Qualsiasi persona viva, vitale, che ha un cervello e lo usa, discute. È normale e sano. In ambito ebraico questo non solo è normale, è la norma, è parte della tradizione. Una buona argomentazione migliora lo studio, rende la conoscenza più profonda, più vera. A partire dalle due grandi scuole, di Hillel e Shammai, tra cui il dibattito era costante. Ma una discussione può essere una discussione buona, per “fini elevati”, oppure può essere fine a se stessa, radicalizzata, ormai completamente avulsa dall’argomento del contendere.

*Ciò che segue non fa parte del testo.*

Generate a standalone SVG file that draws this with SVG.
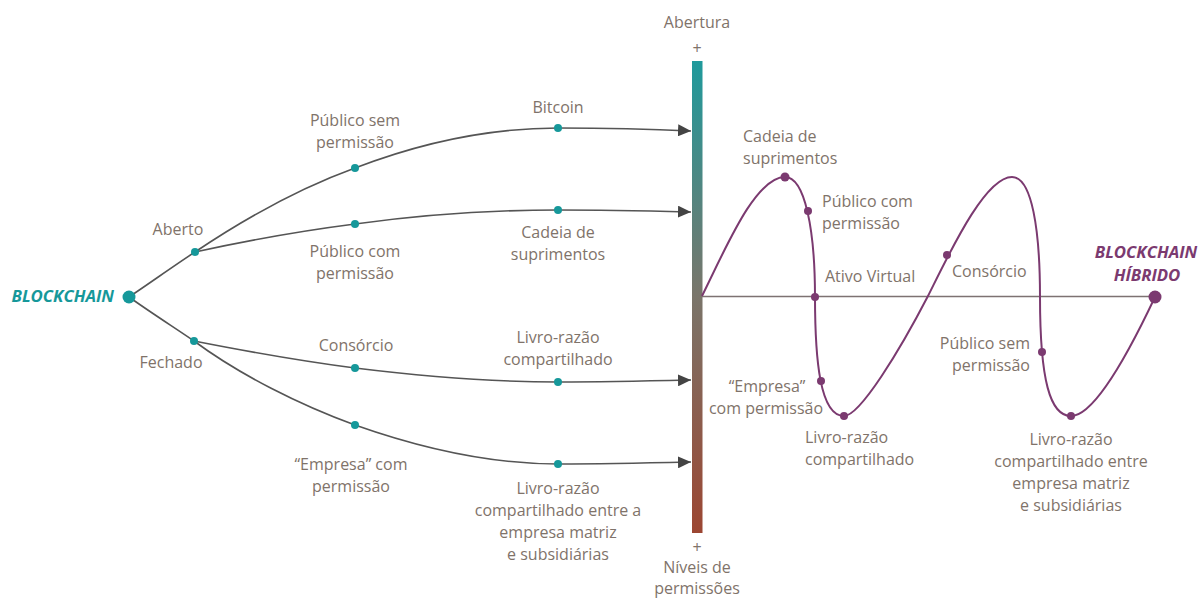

E bisogna chiedersi sempre se si tratta di una discussione buona. Che deve essere sincera, portatrice di valori, fatta per arrivare a migliorarsi, per capire e capirsi. È necessario mettersi sinceramente all’ascolto dell’altro, saper rispettare visioni differenti dalle proprie, e anche capire che si possono fare delle cose insieme, e anche separatamente. Non è necessario essere sempre d’accordo su tutto, ma è necessario procedere insieme, nel rispetto delle reciproche differenze, cosa necessaria in una situazione come quella italiana, in cui il problema prettamente numerico impedisce di lasciare una comunità per andare a cercarsi un altro rabbino, magari solo duecento metri più in là, nella sinagoga del quartiere vicino.
E, soprattutto, bisogna ripartire dal principio base del Limmud: chi si lamenta di qualcosa è immediatamente invitato a farsene carico, a intervenire per migliorare le cose. Perché “If you are not part of the solution, you are part of the problem!”: se non si è parte della soluzione, allora si è parte del problema.